Uma vez dentro do autocarro
tivemos outro problema. A viagem era nocturna e mal os homens me viram entrar
começaram a dividir-se individualmente pelos bancos para que eu fosse obrigada
a sentar-me ao lado de um deles. Senti-me como uma presa a ser atirada a um
bando de leões. Olhei para o Rui e disse-lhe que nunca me sentaria ao lado de
nenhum deles. Ou íamos os dois no mesmo banco ou os dois sentados no chão. O
Rui discutiu com o homem do autocarro e nada se parecia resolver. Nenhum homem
estava disposto a mudar de lugar. De repente olho e vejo todas as mulheres a
olharem para fora como que evitando o contacto visual comigo. No entanto, uma
delas olha-me nos olhos e faz sinal para eu me submeter. Quando olhei com
atenção vi o seu rosto exposto à luz da lua e completamente deformado. O meu
corpo gelou. Gelei de cima a baixo. Naquele momento vi claramente aquilo que
tantas vezes tinha pesquisado na internet - os crimes de honra. Não é normal
haver três mulheres com o rosto completamente queimado e desfigurado num
autocarro nocturno. Lembrei-me dos livros que li (inclusive o Queimada Viva) e
das fotografias que vi na internet. Fiquei petrificada. Estas mulheres sim, são
obrigadas o mostrar o rosto. São exemplos para todas as outras do que a
desobediência ao homem pode provocar.

Entretanto o Rui conseguiu lugar
para nós, lado a lado. Encaixo-me num cantinho do autocarro. Cubro-me toda.
Estão seguramente mais de 40 graus e eu visto mais uma camisola de manga
comprida e enrolo-me com o lenço. Tapo-me com a mochila. Todos os homens olham
para mim com um ar predador. A viagem demora a noite toda e eu não consigo
pregar o olho enquanto cruzamos o deserto a caminho de mais um oásis.
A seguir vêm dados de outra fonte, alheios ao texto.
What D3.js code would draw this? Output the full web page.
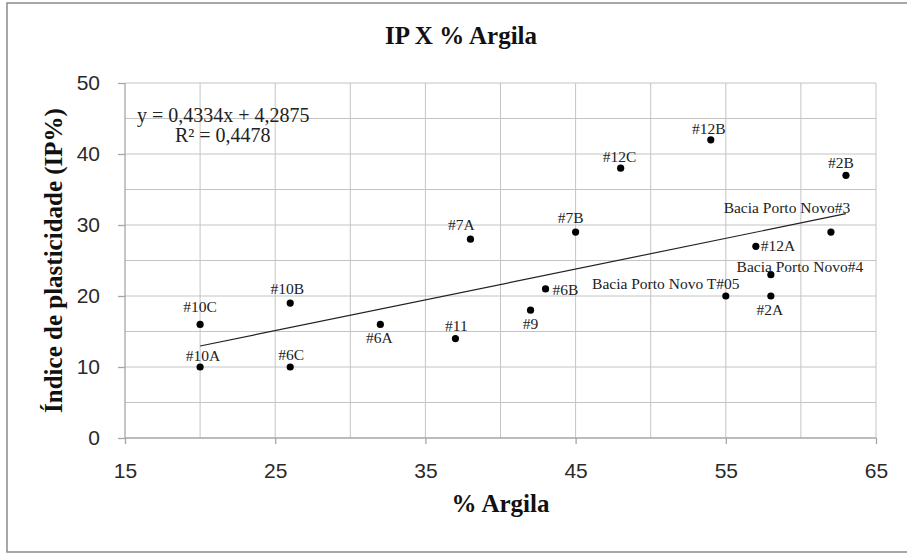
<!DOCTYPE html>
<html>
<head>
<meta charset="utf-8">
<script src="https://cdn.jsdelivr.net/npm/d3@7"></script>
<style>
  body { margin: 0; background: #fff; }
  .grid line { stroke: #c4c4c4; stroke-width: 1; }
  .axis path, .axis line { stroke: #a6a6a6; stroke-width: 1.3; }
  .axis text { font-family: "Liberation Sans", Arial, sans-serif; font-size: 21px; fill: #2a2a2a; }
  .lbl { font-family: "Liberation Serif", "Times New Roman", serif; font-size: 15.5px; fill: #222; }
  .ttl { font-family: "Liberation Serif", "Times New Roman", serif; font-weight: bold; fill: #111; }
</style>
</head>
<body>
<script>
// data
var argila = [20, 20, 26, 26, 32, 37, 38, 42, 43, 45, 48, 54, 55, 57, 58, 58, 62, 63];
var ip     = [16, 10, 19, 10, 16, 14, 28, 18, 21, 29, 38, 42, 20, 27, 23, 20, 29, 37];
var names  = ["#10C", "#10A", "#10B", "#6C", "#6A", "#11", "#7A", "#9", "#6B", "#7B",
              "#12C", "#12B", "Bacia Porto Novo T#05", "#12A", "Bacia Porto Novo#4",
              "#2A", "Bacia Porto Novo#3", "#2B"];
var xTicks = [15, 25, 35, 45, 55, 65];
var yTicks = [0, 10, 20, 30, 40, 50];
var slope = 0.4334, intercept = 4.2875;
var eqText = "y = 0,4334x + 4,2875";
var r2Text = "R\u00b2 = 0,4478";

// where each data label sits relative to its point
var labelPlace = {
  "#10C": [0, -12, "middle"], "#10A": [3, -6, "middle"], "#10B": [-3, -9, "middle"],
  "#6C": [1, -7, "middle"], "#6A": [-1, 19, "middle"], "#11": [1, -8, "middle"],
  "#7A": [-9, -9, "middle"], "#9": [0, 19, "middle"], "#6B": [7, 6, "start"],
  "#7B": [-5, -9, "middle"], "#12C": [-1, -6, "middle"], "#12B": [-2, -6, "middle"],
  "Bacia Porto Novo T#05": [-60, -7, "middle"], "#12A": [5, 5, "start"],
  "Bacia Porto Novo#4": [29, -3, "middle"], "#2A": [-1, 19, "middle"],
  "Bacia Porto Novo#3": [-44, -19, "middle"], "#2B": [-5, -7, "middle"]
};

var W = 907, H = 553;
var margin = {top: 83, right: 31, bottom: 115, left: 125},
    width = W - margin.left - margin.right,
    height = H - margin.top - margin.bottom;

var svg = d3.select("body").append("svg")
    .attr("width", W)
    .attr("height", H);

// chart border
svg.append("rect")
    .attr("x", 7).attr("y", 3)
    .attr("width", W + 10).attr("height", 549)
    .attr("fill", "none")
    .attr("stroke", "#8a8a8a")
    .attr("stroke-width", 1.5);

var g = svg.append("g")
    .attr("transform", "translate(" + margin.left + "," + margin.top + ")");

var x = d3.scaleLinear().domain([15, 65]).range([0, width]);
var y = d3.scaleLinear().domain([0, 50]).range([height, 0]);

// gridlines every 5
g.append("g").attr("class", "grid")
  .selectAll("line").data(d3.range(20, 66, 5)).enter().append("line")
    .attr("x1", function(d) { return x(d); }).attr("x2", function(d) { return x(d); })
    .attr("y1", 0).attr("y2", height);
g.append("g").attr("class", "grid")
  .selectAll("line").data(d3.range(5, 51, 5)).enter().append("line")
    .attr("y1", function(d) { return y(d); }).attr("y2", function(d) { return y(d); })
    .attr("x1", 0).attr("x2", width);

// axes
g.append("g").attr("class", "axis")
    .attr("transform", "translate(0," + height + ")")
    .call(d3.axisBottom(x).tickValues(xTicks).tickSize(6).tickSizeOuter(0).tickPadding(19))
    .select(".domain").attr("d", "M0,0H" + width);
g.append("g").attr("class", "axis")
    .call(d3.axisLeft(y).tickValues(yTicks).tickSize(7).tickSizeOuter(0).tickPadding(18))
    .select(".domain").attr("d", "M0,0V" + height);

// trend line
var xs = d3.extent(argila);
g.append("line")
    .attr("x1", x(xs[0])).attr("y1", y(slope * xs[0] + intercept))
    .attr("x2", x(xs[1])).attr("y2", y(slope * xs[1] + intercept))
    .attr("stroke", "#222").attr("stroke-width", 1.2);

// points
g.selectAll("circle.pt").data(argila).enter().append("circle")
    .attr("class", "pt")
    .attr("cx", function(d) { return x(d); })
    .attr("cy", function(d, i) { return y(ip[i]); })
    .attr("r", 3.6)
    .attr("fill", "#000");

// data labels
g.selectAll("text.lbl").data(names).enter().append("text")
    .attr("class", "lbl")
    .attr("x", function(d, i) { return x(argila[i]) + labelPlace[d][0]; })
    .attr("y", function(d, i) { return y(ip[i]) + labelPlace[d][1]; })
    .attr("text-anchor", function(d) { return labelPlace[d][2]; })
    .text(function(d) { return d; });

// equation
g.append("text").attr("class", "lbl")
    .attr("x", 12).attr("y", 39)
    .style("font-size", "20px")
    .text(eqText);
g.append("text").attr("class", "lbl")
    .attr("x", 50).attr("y", 59)
    .style("font-size", "20px")
    .text(r2Text);

// titles
svg.append("text").attr("class", "ttl")
    .attr("x", 461).attr("y", 44)
    .attr("text-anchor", "middle")
    .style("font-size", "25px")
    .text("IP X % Argila");

svg.append("text").attr("class", "ttl")
    .attr("x", margin.left + width / 2).attr("y", 512)
    .attr("text-anchor", "middle")
    .style("font-size", "25px")
    .text("% Argila");

svg.append("text").attr("class", "ttl")
    .attr("transform", "translate(62," + (margin.top + height / 2) + ") rotate(-90)")
    .attr("text-anchor", "middle")
    .style("font-size", "25px")
    .text("Índice de plasticidade (IP%)");
</script>
</body>
</html>
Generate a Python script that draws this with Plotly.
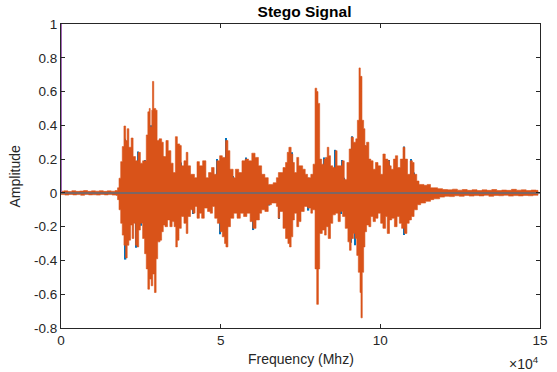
import plotly.graph_objects as go

# ---- data ----
# stego signal envelope, upper edge (sample index, amplitude)
stego_hi_x = [0, 924, 2156, 3388, 4620, 5852, 7084, 8316, 9548, 10780, 12012, 13244, 14476, 15708, 16940,
              17710, 18172, 18696, 19188, 19712, 20236, 20728, 21252, 21960, 22576, 23316, 24116, 24856, 25564,
              26180, 26704, 27196, 27628, 27936, 28428, 28644, 29044, 29660, 30092, 30708, 31508, 32032, 32864,
              33572, 34404, 35112, 35820, 36436, 37176, 37668, 38500, 39208, 39732, 40564, 41796, 42596, 43336,
              44352, 45368, 46200, 47124, 47956, 48756, 49680, 50512, 51528, 52268, 52884, 53900, 54608, 55656,
              56672, 57688, 58736, 59752, 60768, 61816, 62832, 63848, 64896, 66436, 67452, 68068, 68992, 69516,
              70320, 70840, 71364, 72072, 72592, 73088, 73828, 74444, 75152, 75676, 76476, 77216, 78232, 78940,
              79556, 80080, 80480, 81004, 81620, 82328, 82852, 83376, 83868, 84392, 85100, 85932, 86456, 87472,
              87996, 88704, 89536, 90244, 90860, 91576, 92316, 92808, 93324, 93728, 94248, 94772, 95172, 95696,
              96404, 97020, 97728, 98468, 99268, 100100, 100808, 101548, 102348, 102872, 103396, 104104, 104720,
              105428, 106260, 107092, 107708, 108508, 109340, 110048, 110572, 111404, 112112, 113652, 114676,
              115716, 116732, 117964, 119504, 121044, 122584, 124124, 125664, 127204, 128744, 130284, 131824,
              133364, 134904, 136444, 137984, 139524, 141064, 142604, 144144, 145684, 147224, 148764, 149380]
stego_hi = [0.010, 0.012, 0.008, 0.013, 0.009, 0.011, 0.014, 0.009, 0.012, 0.010, 0.013, 0.009, 0.012, 0.010, 0.014,
            0.030, 0.087, 0.185, 0.274, 0.396, 0.310, 0.380, 0.270, 0.325, 0.215, 0.190, 0.240, 0.176, 0.190,
            0.190, 0.343, 0.480, 0.500, 0.390, 0.490, 0.660, 0.500, 0.490, 0.310, 0.320, 0.300, 0.215, 0.310,
            0.250, 0.176, 0.120, 0.333, 0.290, 0.280, 0.160, 0.190, 0.240, 0.160, 0.110, 0.090, 0.185, 0.160,
            0.190, 0.090, 0.120, 0.150, 0.110, 0.190, 0.220, 0.210, 0.310, 0.250, 0.140, 0.090, 0.140, 0.120,
            0.190, 0.200, 0.190, 0.235, 0.210, 0.160, 0.110, 0.090, 0.050, 0.060, 0.090, 0.120, 0.120, 0.150,
            0.180, 0.240, 0.270, 0.230, 0.180, 0.120, 0.210, 0.160, 0.160, 0.140, 0.110, 0.090, 0.110, 0.170,
            0.620, 0.600, 0.530, 0.200, 0.170, 0.200, 0.210, 0.270, 0.220, 0.160, 0.150, 0.250, 0.160, 0.160,
            0.190, 0.080, 0.180, 0.260, 0.330, 0.300, 0.320, 0.430, 0.740, 0.690, 0.430, 0.380, 0.280, 0.300,
            0.200, 0.190, 0.140, 0.180, 0.160, 0.110, 0.230, 0.200, 0.190, 0.160, 0.140, 0.200, 0.220,
            0.150, 0.200, 0.270, 0.200, 0.110, 0.190, 0.180, 0.110, 0.070, 0.050, 0.045, 0.050,
            0.030, 0.030, 0.025, 0.020, 0.018, 0.022, 0.016, 0.020, 0.015, 0.019, 0.014, 0.018,
            0.015, 0.020, 0.014, 0.017, 0.015, 0.021, 0.016, 0.018, 0.014, 0.017, 0.015, 0.000]

# stego signal envelope, lower edge
stego_lo_x = [0, 1232, 2464, 3696, 4928, 6160, 7392, 8624, 9856, 11088, 12320, 13552, 14784, 16016, 17248,
              17710, 18172, 18696, 19188, 19712, 20236, 20728, 21252, 21776, 22268, 22792, 23316, 23808, 24332,
              24856, 25564, 26180, 26704, 27196, 27720, 28244, 28736, 29260, 29784, 30276, 31016, 31508, 32032,
              32556, 33356, 34096, 34804, 35420, 35944, 36436, 36960, 37668, 38500, 39208, 39732, 40564, 41272,
              41980, 42596, 43336, 44044, 44864, 45892, 46724, 47432, 48140, 48972, 49804, 50512, 51220, 51652,
              52268, 53068, 54116, 55132, 56148, 57184, 58212, 59228, 60060, 61076, 62124, 62832, 63848, 64896,
              65912, 67452, 67976, 68476, 69516, 70320, 71056, 71560, 72072, 72592, 73088, 73828, 74444, 75152,
              76168, 77216, 78232, 78756, 79556, 80080, 80604, 81004, 81824, 82536, 83060, 83676, 84392, 85100,
              85932, 86764, 87472, 88180, 89012, 89844, 90336, 90860, 91576, 92092, 92616, 93108, 93632, 93940,
              94340, 94772, 95172, 95696, 96404, 97020, 97728, 98468, 99268, 100100, 100808, 101640, 102156,
              102872, 103580, 104412, 105244, 105952, 106660, 107492, 108324, 109032, 109740, 110572, 111596,
              112640, 114180, 115716, 116732, 118580, 120120, 121660, 123200, 124740, 126280, 127820, 129360,
              130900, 132440, 133980, 135520, 137060, 138600, 140140, 141680, 143220, 144760, 146300, 147840,
              149380]
stego_lo = [-0.010, -0.013, -0.009, -0.012, -0.010, -0.014, -0.009, -0.012, -0.011, -0.013, -0.009, -0.012, -0.010, -0.013, -0.015,
            -0.040, -0.100, -0.180, -0.250, -0.310, -0.385, -0.310, -0.280, -0.190, -0.270, -0.180, -0.310, -0.320, -0.220,
            -0.180, -0.270, -0.360, -0.450, -0.570, -0.510, -0.550, -0.480, -0.590, -0.390, -0.290, -0.280, -0.230, -0.190,
            -0.200, -0.160, -0.200, -0.170, -0.200, -0.320, -0.280, -0.210, -0.140, -0.180, -0.240, -0.140, -0.100, -0.120,
            -0.080, -0.150, -0.120, -0.150, -0.090, -0.110, -0.120, -0.080, -0.150, -0.180, -0.230, -0.260, -0.300, -0.320,
            -0.200, -0.150, -0.120, -0.150, -0.120, -0.140, -0.120, -0.170, -0.210, -0.160, -0.120, -0.100, -0.110, -0.070,
            -0.060, -0.080, -0.150, -0.110, -0.210, -0.270, -0.300, -0.320, -0.260, -0.160, -0.120, -0.200, -0.170, -0.110,
            -0.080, -0.090, -0.120, -0.100, -0.450, -0.660, -0.450, -0.240, -0.220, -0.250, -0.200, -0.270, -0.180, -0.130,
            -0.120, -0.170, -0.110, -0.140, -0.210, -0.290, -0.340, -0.270, -0.240, -0.270, -0.370, -0.470, -0.590, -0.740,
            -0.470, -0.320, -0.230, -0.190, -0.200, -0.140, -0.170, -0.150, -0.120, -0.180, -0.210, -0.140, -0.240,
            -0.160, -0.150, -0.200, -0.140, -0.180, -0.210, -0.240, -0.180, -0.160, -0.140, -0.100, -0.070,
            -0.060, -0.050, -0.040, -0.035, -0.025, -0.020, -0.022, -0.017, -0.020, -0.015, -0.019, -0.016,
            -0.018, -0.014, -0.020, -0.015, -0.017, -0.014, -0.019, -0.016, -0.018, -0.015, -0.017, -0.014,
            0.000]

# original signal: places where it shows past the stego signal
orig_x = [20082, 22576, 24116, 26396, 28120, 29968, 32032, 37668, 42812, 48756, 51744, 53900, 58012, 62524,
          72380, 77524, 82544, 85932, 87996, 88612, 91080, 95172, 102656, 107400, 109648, 110572,
          20236, 23500, 25040, 41272, 49896, 60272, 65296, 68284, 77524, 87780, 90860, 92092, 107492, 110364]
orig_amp = [0.320, 0.210, 0.245, 0.195, 0.400, 0.305, 0.215, 0.180, 0.180, 0.200, 0.325, 0.100, 0.210, 0.120,
            0.240, 0.090, 0.210, 0.255, 0.195, 0.090, 0.335, 0.280, 0.195, 0.275, 0.200, 0.120,
            -0.395, -0.325, -0.195, -0.125, -0.245, -0.220, -0.075, -0.155, -0.105, -0.125, -0.295, -0.310, -0.250, -0.115]

zero_x = [0, 150000]
zero_y = [0, 0]
marker_x = [0, 0]
marker_y = [0, 1]

y_ticks = [-0.8, -0.6, -0.4, -0.2, 0, 0.2, 0.4, 0.6, 0.8, 1]
y_labels = ["-0.8", "-0.6", "-0.4", "-0.2", "0", "0.2", "0.4", "0.6", "0.8", "1"]
x_ticks = [0, 50000, 100000, 150000]
x_labels = ["0", "5", "10", "15"]

BLUE = "#0072BD"
ORANGE = "#D95319"
TXT = "#262626"
FONT = "Liberation Sans, Arial, sans-serif"

fig = go.Figure()

fig.add_trace(go.Bar(x=orig_x, y=orig_amp, base=0, width=420, marker=dict(color=BLUE, line=dict(width=0)),
                     showlegend=False, hoverinfo="skip"))

fig.add_trace(go.Scatter(x=stego_hi_x, y=stego_hi, mode="lines", line=dict(shape="hv", color=ORANGE, width=0.6),
                         fill="tozeroy", fillcolor=ORANGE, showlegend=False, hoverinfo="skip"))
fig.add_trace(go.Scatter(x=stego_lo_x, y=stego_lo, mode="lines", line=dict(shape="hv", color=ORANGE, width=0.6),
                         fill="tozeroy", fillcolor=ORANGE, showlegend=False, hoverinfo="skip"))

fig.add_trace(go.Scatter(x=zero_x, y=zero_y, mode="lines", line=dict(color="#5E6C7C", width=1.5),
                         showlegend=False, hoverinfo="skip"))
fig.add_trace(go.Scatter(x=marker_x, y=marker_y, mode="lines", line=dict(color="#A468B8", width=2),
                         showlegend=False, hoverinfo="skip", cliponaxis=False))

fig.update_layout(
    width=557, height=372,
    margin=dict(l=61, r=9, t=24, b=44),
    paper_bgcolor="white", plot_bgcolor="white",
    barmode="overlay",
    font=dict(family=FONT, color=TXT, size=13),
    title=dict(text="<b>Stego Signal</b>", x=0.5467, xanchor="center", y=1 - 12 / 372, yanchor="middle",
               yref="container", font=dict(size=15.5, color="#000000", family=FONT)),
    xaxis=dict(range=[0, 150000], tickvals=x_ticks, ticktext=x_labels, ticks="inside", ticklen=4,
               tickcolor=TXT, showline=True, linecolor=TXT, linewidth=1, mirror="ticks",
               showgrid=False, zeroline=False, tickfont=dict(size=13.5, color=TXT)),
    yaxis=dict(range=[-0.8, 1], tickvals=y_ticks, ticktext=y_labels, ticks="inside", ticklen=4,
               tickcolor=TXT, showline=True, linecolor=TXT, linewidth=1, mirror="ticks",
               showgrid=False, zeroline=False, tickfont=dict(size=13.5, color=TXT)),
    annotations=[
        dict(text="Frequency (Mhz)", xref="paper", yref="paper", x=0.5, y=-0.068, xanchor="center",
             yanchor="top", showarrow=False, font=dict(size=14, color=TXT)),
        dict(text="Amplitude", xref="paper", yref="paper", x=-0.095, y=0.5, textangle=-90,
             xanchor="center", yanchor="middle", showarrow=False, font=dict(size=14, color=TXT)),
        dict(text="×10<sup>4</sup>", xref="paper", yref="paper", x=1.002, y=-0.078, xanchor="right",
             yanchor="top", showarrow=False, font=dict(size=14, color=TXT)),
    ],
)

fig.write_html("out.html", config={"displayModeBar": False},
               post_script="document.body.style.margin='0';document.body.style.overflow='hidden';")
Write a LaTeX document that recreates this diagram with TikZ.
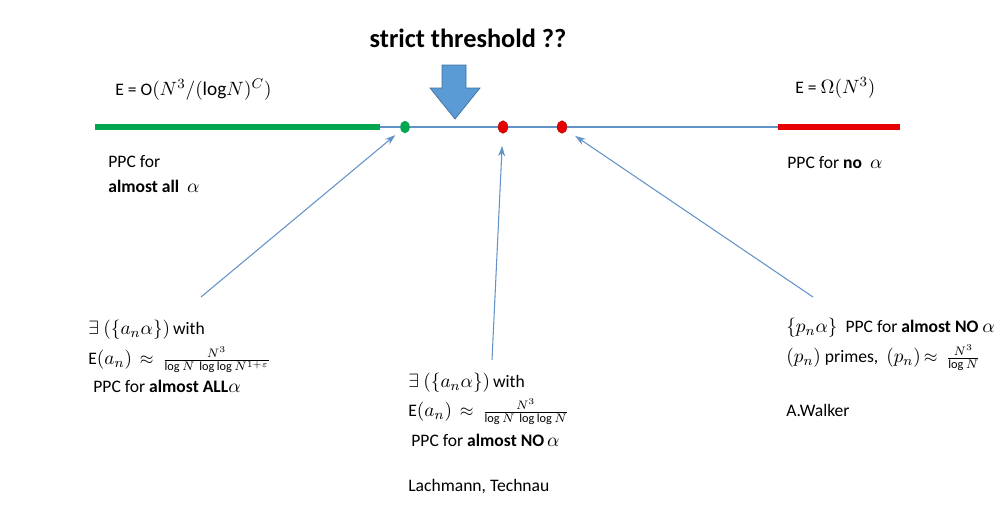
\documentclass[tikz,border=0pt]{standalone}
\usepackage{fontspec}
\setmainfont{Carlito}
\usepackage{tikz}
\usetikzlibrary{positioning, arrows.meta, shapes.geometric}

\definecolor{lineblue}{RGB}{98,146,199}
\definecolor{arrowblue}{RGB}{91,155,213}
\definecolor{arrowedge}{RGB}{65,113,156}
\definecolor{lgreen}{RGB}{0,166,80}
\definecolor{lred}{RGB}{230,0,0}

% slightly larger math, as in the slide
\newcommand{\mm}[1]{{\fontsize{11}{13}\selectfont$#1$}}

\begin{document}
\begin{tikzpicture}[x=0.02cm, y=-0.02cm]

			% Styles
			\tikzset{
				txt/.style={anchor=west, inner sep=0pt, font=\fontsize{10}{12}\selectfont},
				title/.style={inner sep=0pt, font=\fontsize{15}{17}\selectfont\bfseries},
				dot/.style={ellipse, minimum width=0.19cm, minimum height=0.25cm, inner sep=0pt},
				pointer/.style={draw=lineblue, line width=0.6pt, -{Stealth[length=6pt, width=4pt]}}
			}

			\useasboundingbox (0,0) rectangle (999,522);

			% Axis
			\draw[lineblue, line width=1.6pt] (380,127) -- (778,127);
			\draw[lgreen, line width=3pt] (95,127) -- (380,127);
			\draw[lred, line width=3pt] (778,127) -- (900,127);

			% Points on the axis
			\node (gdot) [dot, fill=lgreen] at (405,127) {};
			\node (rdot1) [dot, fill=lred, draw=lred!80!black, line width=0.3pt] at (503,127) {};
			\node (rdot2) [dot, fill=lred, draw=lred!80!black, line width=0.3pt] at (562,127) {};

			% Threshold arrow
			\node (thresh) [title] at (468,38) {strict threshold ??};
			\filldraw[fill=arrowblue, draw=arrowedge, line width=0.4pt]
				(442,65) -- (466,65) -- (466,88) -- (480,88) -- (455,119) -- (430,88) -- (442,88) -- cycle;

			% Labels above / below the axis
			\node (bigO) [txt] at (115,90) {E = O\mm{(N^3/(\mathrm{log}N)^C)}};
			\node (omega) [txt] at (795,88) {E = \mm{\Omega(N^3)}};
			\node (ppcl) [txt] at (108,162) {PPC for};
			\node (alll) [txt] at (108,186) {\textbf{almost all}\ \ \mm{\alpha}};
			\node (ppcr) [txt] at (787,163) {PPC for \textbf{no}\ \ \mm{\alpha}};

			% Left result
			\node (lwith) [txt] at (88,330) {\mm{\exists\ (\{a_n\alpha\})}\,with};
			\node (lrate) [txt] at (88,360) {E\mm{(a_n)}\ \ $\approx\ \frac{N^3}{\log N\,\log\log N^{1+\varepsilon}}$};
			\node (lppc) [txt] at (93,386) {PPC for \textbf{almost ALL}\mm{\alpha}};

			% Middle result
			\node (mwith) [txt] at (408,383) {\mm{\exists\ (\{a_n\alpha\})}\,with};
			\node (mrate) [txt] at (408,412) {E\mm{(a_n)}\ \ $\approx\ \frac{N^3}{\log N\,\log\log N}$};
			\node (mppc) [txt] at (411,440) {PPC for \textbf{almost NO}\,\mm{\alpha}};
			\node (mref) [txt] at (408,487) {Lachmann, Technau};

			% Right result
			\node (rppc) [txt] at (786,328) {\mm{\{p_n\alpha\}}\ \ PPC\ for \textbf{almost NO}\ \mm{\alpha}};
			\node (rrate) [txt] at (786,358) {\mm{(p_n)} primes,\ \ \mm{(p_n)}\,$\approx\ \frac{N^3}{\log N}$};
			\node (rref) [txt] at (786,410) {A.Walker};

			% Pointers to the axis
			\coordinate (lfoot) at (201,297);
			\coordinate (mfoot) at (492,360);
			\coordinate (rfoot) at (813,297);
			\draw[pointer, shorten >=4pt] (lfoot) -- (gdot);
			\draw[pointer, shorten >=7pt] (mfoot) -- (rdot1);
			\draw[pointer, shorten >=6pt] (rfoot) -- (rdot2);

\end{tikzpicture}
\end{document}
Durante a viagem lembro uma
conversa do dono do hotel. As raparigas de Baharyia são vítimas de Mutilação
Genital Feminina aos 9 anos. A excisão deixa-as sem qualquer tipo de prazer
sexual para o resto da vida. Esta prática, ao que parece está muito enraizada
por aqui e os homens utilizam a frigidez das suas mulheres como desculpa para
assediarem as mulheres estrangeiras. Que mundo estranho este em que vivemos!
Com toda a diversidade cultural existente por vezes encaramos situações que aos
nossos olhos são, claramente, crime, mas aos olhos de outra sociedade são
manifestações culturais. A mulher é uma propriedade. Não posso esquecer isso. É
isso que regula a vida por aqui e é isso que dita os actos da população. O que
aos meus olhos é estranho, nojento e repugnante, não passam de raízes
culturais.

Para trás deixei ficar um bocado
do meu medo. Na paragem do autocarro ficou Julia, a canadiana que viaja
sozinha, e espera o autocarro da uma e meia da manhã para o Cairo. Tem vinte e
um anos. Foi apalpada na viagem do Cairo para Baharyia, foi vitima de assédios
sexuais constantes por aqui e, o dono do hotel onde ficamos chegou inclusive a
entrar-lhe no quarto e a fechar a porta. Este mesmo dono montou mil e um
esquemas para que ela não tivesse grande mobilidade e tenta persegui-la. Julia
espera sentada com o filho do dono do hotel pelo autocarro que só chegará daqui
por uma ou duas horas. Quando saí apertei-lhe a mão e disse-lhe "stay
safe, please". Até agora ainda não soube nada dela. Espero que me responda
ao email que já lhe enviei há dois dias. Sinto o coração angustiado.